* EXERCISE REQUIREMENTS *
Copy out the listing that follows, exact in every word, and skip the images.

* DATA LINES *

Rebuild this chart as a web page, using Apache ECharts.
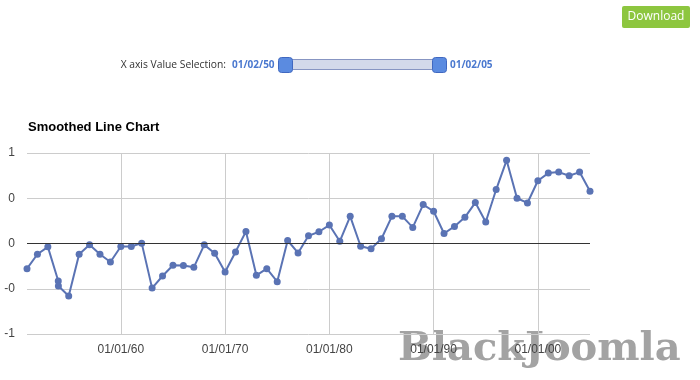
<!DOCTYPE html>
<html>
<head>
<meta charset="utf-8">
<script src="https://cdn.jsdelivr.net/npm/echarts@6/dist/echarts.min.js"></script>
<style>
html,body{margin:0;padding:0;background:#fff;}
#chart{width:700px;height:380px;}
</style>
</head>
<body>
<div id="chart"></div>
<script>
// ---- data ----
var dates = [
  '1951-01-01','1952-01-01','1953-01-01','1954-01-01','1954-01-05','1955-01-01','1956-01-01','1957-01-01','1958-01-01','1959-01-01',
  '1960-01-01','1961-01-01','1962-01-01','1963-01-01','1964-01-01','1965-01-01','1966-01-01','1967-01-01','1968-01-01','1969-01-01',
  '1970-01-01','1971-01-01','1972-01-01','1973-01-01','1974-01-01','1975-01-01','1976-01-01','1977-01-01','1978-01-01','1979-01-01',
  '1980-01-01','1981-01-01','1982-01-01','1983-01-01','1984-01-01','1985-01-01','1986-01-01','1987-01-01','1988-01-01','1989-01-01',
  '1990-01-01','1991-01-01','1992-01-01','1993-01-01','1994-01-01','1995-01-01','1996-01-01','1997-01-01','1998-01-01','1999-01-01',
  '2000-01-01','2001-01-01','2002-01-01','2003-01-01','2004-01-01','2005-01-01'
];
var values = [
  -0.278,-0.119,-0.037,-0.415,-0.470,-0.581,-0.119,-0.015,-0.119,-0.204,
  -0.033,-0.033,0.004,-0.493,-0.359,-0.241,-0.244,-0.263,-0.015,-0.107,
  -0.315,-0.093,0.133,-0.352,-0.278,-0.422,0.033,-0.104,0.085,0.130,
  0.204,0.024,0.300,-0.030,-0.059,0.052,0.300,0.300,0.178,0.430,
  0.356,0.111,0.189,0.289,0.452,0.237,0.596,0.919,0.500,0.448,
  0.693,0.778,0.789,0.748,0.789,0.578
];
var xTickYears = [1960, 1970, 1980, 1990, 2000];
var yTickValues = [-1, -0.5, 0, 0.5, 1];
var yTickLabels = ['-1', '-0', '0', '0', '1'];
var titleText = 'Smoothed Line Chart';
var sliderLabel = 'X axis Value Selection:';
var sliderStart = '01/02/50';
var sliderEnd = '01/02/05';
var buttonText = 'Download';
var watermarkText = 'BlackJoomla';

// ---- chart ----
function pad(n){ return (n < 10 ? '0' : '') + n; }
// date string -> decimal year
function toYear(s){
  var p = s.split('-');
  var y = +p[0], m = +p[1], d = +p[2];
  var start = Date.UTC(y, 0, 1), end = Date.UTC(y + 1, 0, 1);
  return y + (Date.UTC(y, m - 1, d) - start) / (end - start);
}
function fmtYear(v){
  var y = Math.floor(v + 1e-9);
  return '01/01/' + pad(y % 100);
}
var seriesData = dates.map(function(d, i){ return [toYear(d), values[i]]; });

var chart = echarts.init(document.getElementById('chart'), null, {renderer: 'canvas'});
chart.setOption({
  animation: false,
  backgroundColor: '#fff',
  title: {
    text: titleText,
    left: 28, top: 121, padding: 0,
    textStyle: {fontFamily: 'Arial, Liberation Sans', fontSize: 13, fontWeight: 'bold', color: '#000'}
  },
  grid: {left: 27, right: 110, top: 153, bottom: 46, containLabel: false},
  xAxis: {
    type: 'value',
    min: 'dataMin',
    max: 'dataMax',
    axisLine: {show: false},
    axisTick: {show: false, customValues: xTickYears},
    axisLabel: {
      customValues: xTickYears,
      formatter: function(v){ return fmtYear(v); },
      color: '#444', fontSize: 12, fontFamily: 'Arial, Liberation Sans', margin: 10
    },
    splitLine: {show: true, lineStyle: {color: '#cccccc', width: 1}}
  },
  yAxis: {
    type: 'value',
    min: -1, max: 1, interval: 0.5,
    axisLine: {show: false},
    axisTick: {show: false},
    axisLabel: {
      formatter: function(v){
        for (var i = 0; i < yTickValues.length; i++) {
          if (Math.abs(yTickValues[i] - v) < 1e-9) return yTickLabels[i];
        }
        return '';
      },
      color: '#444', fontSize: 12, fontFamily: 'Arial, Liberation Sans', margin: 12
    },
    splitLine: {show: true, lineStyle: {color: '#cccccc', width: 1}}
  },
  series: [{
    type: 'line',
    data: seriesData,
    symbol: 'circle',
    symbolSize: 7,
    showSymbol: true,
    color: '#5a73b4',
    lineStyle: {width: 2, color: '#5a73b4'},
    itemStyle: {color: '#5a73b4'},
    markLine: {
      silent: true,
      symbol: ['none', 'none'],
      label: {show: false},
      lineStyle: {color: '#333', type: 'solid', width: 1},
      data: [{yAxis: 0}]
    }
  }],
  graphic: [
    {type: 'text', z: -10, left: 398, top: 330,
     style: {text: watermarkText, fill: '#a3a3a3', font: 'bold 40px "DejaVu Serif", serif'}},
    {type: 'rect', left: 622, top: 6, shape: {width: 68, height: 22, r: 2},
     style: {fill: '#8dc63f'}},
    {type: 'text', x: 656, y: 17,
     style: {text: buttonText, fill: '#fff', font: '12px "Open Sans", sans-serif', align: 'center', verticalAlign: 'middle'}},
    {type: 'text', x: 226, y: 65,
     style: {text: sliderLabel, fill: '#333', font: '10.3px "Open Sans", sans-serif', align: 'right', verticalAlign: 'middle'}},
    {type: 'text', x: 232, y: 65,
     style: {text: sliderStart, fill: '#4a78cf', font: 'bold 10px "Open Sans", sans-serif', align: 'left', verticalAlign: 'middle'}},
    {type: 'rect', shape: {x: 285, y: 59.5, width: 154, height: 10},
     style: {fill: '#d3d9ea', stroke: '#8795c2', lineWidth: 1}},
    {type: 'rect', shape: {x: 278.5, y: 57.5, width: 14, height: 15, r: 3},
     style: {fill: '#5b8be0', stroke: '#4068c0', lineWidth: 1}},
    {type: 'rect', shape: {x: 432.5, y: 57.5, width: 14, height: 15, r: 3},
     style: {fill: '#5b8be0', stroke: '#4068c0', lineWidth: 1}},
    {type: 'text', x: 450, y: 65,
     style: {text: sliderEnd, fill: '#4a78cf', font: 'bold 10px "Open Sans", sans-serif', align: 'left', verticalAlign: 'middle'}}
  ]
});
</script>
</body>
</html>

* WRITTEN REPLY *
Rebuild this chart as a web page, using Apache ECharts.
<!DOCTYPE html>
<html>
<head>
<meta charset="utf-8">
<script src="https://cdn.jsdelivr.net/npm/echarts@6/dist/echarts.min.js"></script>
<style>
html,body{margin:0;padding:0;background:#fff;}
#chart{width:700px;height:380px;}
</style>
</head>
<body>
<div id="chart"></div>
<script>
// ---- data ----
var dates = [
  '1951-01-01','1952-01-01','1953-01-01','1954-01-01','1954-01-05','1955-01-01','1956-01-01','1957-01-01','1958-01-01','1959-01-01',
  '1960-01-01','1961-01-01','1962-01-01','1963-01-01','1964-01-01','1965-01-01','1966-01-01','1967-01-01','1968-01-01','1969-01-01',
  '1970-01-01','1971-01-01','1972-01-01','1973-01-01','1974-01-01','1975-01-01','1976-01-01','1977-01-01','1978-01-01','1979-01-01',
  '1980-01-01','1981-01-01','1982-01-01','1983-01-01','1984-01-01','1985-01-01','1986-01-01','1987-01-01','1988-01-01','1989-01-01',
  '1990-01-01','1991-01-01','1992-01-01','1993-01-01','1994-01-01','1995-01-01','1996-01-01','1997-01-01','1998-01-01','1999-01-01',
  '2000-01-01','2001-01-01','2002-01-01','2003-01-01','2004-01-01','2005-01-01'
];
var values = [
  -0.278,-0.119,-0.037,-0.415,-0.470,-0.581,-0.119,-0.015,-0.119,-0.204,
  -0.033,-0.033,0.004,-0.493,-0.359,-0.241,-0.244,-0.263,-0.015,-0.107,
  -0.315,-0.093,0.133,-0.352,-0.278,-0.422,0.033,-0.104,0.085,0.130,
  0.204,0.024,0.300,-0.030,-0.059,0.052,0.300,0.300,0.178,0.430,
  0.356,0.111,0.189,0.289,0.452,0.237,0.596,0.919,0.500,0.448,
  0.693,0.778,0.789,0.748,0.789,0.578
];
var xTickYears = [1960, 1970, 1980, 1990, 2000];
var yTickValues = [-1, -0.5, 0, 0.5, 1];
var yTickLabels = ['-1', '-0', '0', '0', '1'];
var titleText = 'Smoothed Line Chart';
var sliderLabel = 'X axis Value Selection:';
var sliderStart = '01/02/50';
var sliderEnd = '01/02/05';
var buttonText = 'Download';
var watermarkText = 'BlackJoomla';

// ---- chart ----
function pad(n){ return (n < 10 ? '0' : '') + n; }
// date string -> decimal year
function toYear(s){
  var p = s.split('-');
  var y = +p[0], m = +p[1], d = +p[2];
  var start = Date.UTC(y, 0, 1), end = Date.UTC(y + 1, 0, 1);
  return y + (Date.UTC(y, m - 1, d) - start) / (end - start);
}
function fmtYear(v){
  var y = Math.floor(v + 1e-9);
  return '01/01/' + pad(y % 100);
}
var seriesData = dates.map(function(d, i){ return [toYear(d), values[i]]; });

var chart = echarts.init(document.getElementById('chart'), null, {renderer: 'canvas'});
chart.setOption({
  animation: false,
  backgroundColor: '#fff',
  title: {
    text: titleText,
    left: 28, top: 121, padding: 0,
    textStyle: {fontFamily: 'Arial, Liberation Sans', fontSize: 13, fontWeight: 'bold', color: '#000'}
  },
  grid: {left: 27, right: 110, top: 153, bottom: 46, containLabel: false},
  xAxis: {
    type: 'value',
    min: 'dataMin',
    max: 'dataMax',
    axisLine: {show: false},
    axisTick: {show: false, customValues: xTickYears},
    axisLabel: {
      customValues: xTickYears,
      formatter: function(v){ return fmtYear(v); },
      color: '#444', fontSize: 12, fontFamily: 'Arial, Liberation Sans', margin: 10
    },
    splitLine: {show: true, lineStyle: {color: '#cccccc', width: 1}}
  },
  yAxis: {
    type: 'value',
    min: -1, max: 1, interval: 0.5,
    axisLine: {show: false},
    axisTick: {show: false},
    axisLabel: {
      formatter: function(v){
        for (var i = 0; i < yTickValues.length; i++) {
          if (Math.abs(yTickValues[i] - v) < 1e-9) return yTickLabels[i];
        }
        return '';
      },
      color: '#444', fontSize: 12, fontFamily: 'Arial, Liberation Sans', margin: 12
    },
    splitLine: {show: true, lineStyle: {color: '#cccccc', width: 1}}
  },
  series: [{
    type: 'line',
    data: seriesData,
    symbol: 'circle',
    symbolSize: 7,
    showSymbol: true,
    color: '#5a73b4',
    lineStyle: {width: 2, color: '#5a73b4'},
    itemStyle: {color: '#5a73b4'},
    markLine: {
      silent: true,
      symbol: ['none', 'none'],
      label: {show: false},
      lineStyle: {color: '#333', type: 'solid', width: 1},
      data: [{yAxis: 0}]
    }
  }],
  graphic: [
    {type: 'text', z: -10, left: 398, top: 330,
     style: {text: watermarkText, fill: '#a3a3a3', font: 'bold 40px "DejaVu Serif", serif'}},
    {type: 'rect', left: 622, top: 6, shape: {width: 68, height: 22, r: 2},
     style: {fill: '#8dc63f'}},
    {type: 'text', x: 656, y: 17,
     style: {text: buttonText, fill: '#fff', font: '12px "Open Sans", sans-serif', align: 'center', verticalAlign: 'middle'}},
    {type: 'text', x: 226, y: 65,
     style: {text: sliderLabel, fill: '#333', font: '10.3px "Open Sans", sans-serif', align: 'right', verticalAlign: 'middle'}},
    {type: 'text', x: 232, y: 65,
     style: {text: sliderStart, fill: '#4a78cf', font: 'bold 10px "Open Sans", sans-serif', align: 'left', verticalAlign: 'middle'}},
    {type: 'rect', shape: {x: 285, y: 59.5, width: 154, height: 10},
     style: {fill: '#d3d9ea', stroke: '#8795c2', lineWidth: 1}},
    {type: 'rect', shape: {x: 278.5, y: 57.5, width: 14, height: 15, r: 3},
     style: {fill: '#5b8be0', stroke: '#4068c0', lineWidth: 1}},
    {type: 'rect', shape: {x: 432.5, y: 57.5, width: 14, height: 15, r: 3},
     style: {fill: '#5b8be0', stroke: '#4068c0', lineWidth: 1}},
    {type: 'text', x: 450, y: 65,
     style: {text: sliderEnd, fill: '#4a78cf', font: 'bold 10px "Open Sans", sans-serif', align: 'left', verticalAlign: 'middle'}}
  ]
});
</script>
</body>
</html>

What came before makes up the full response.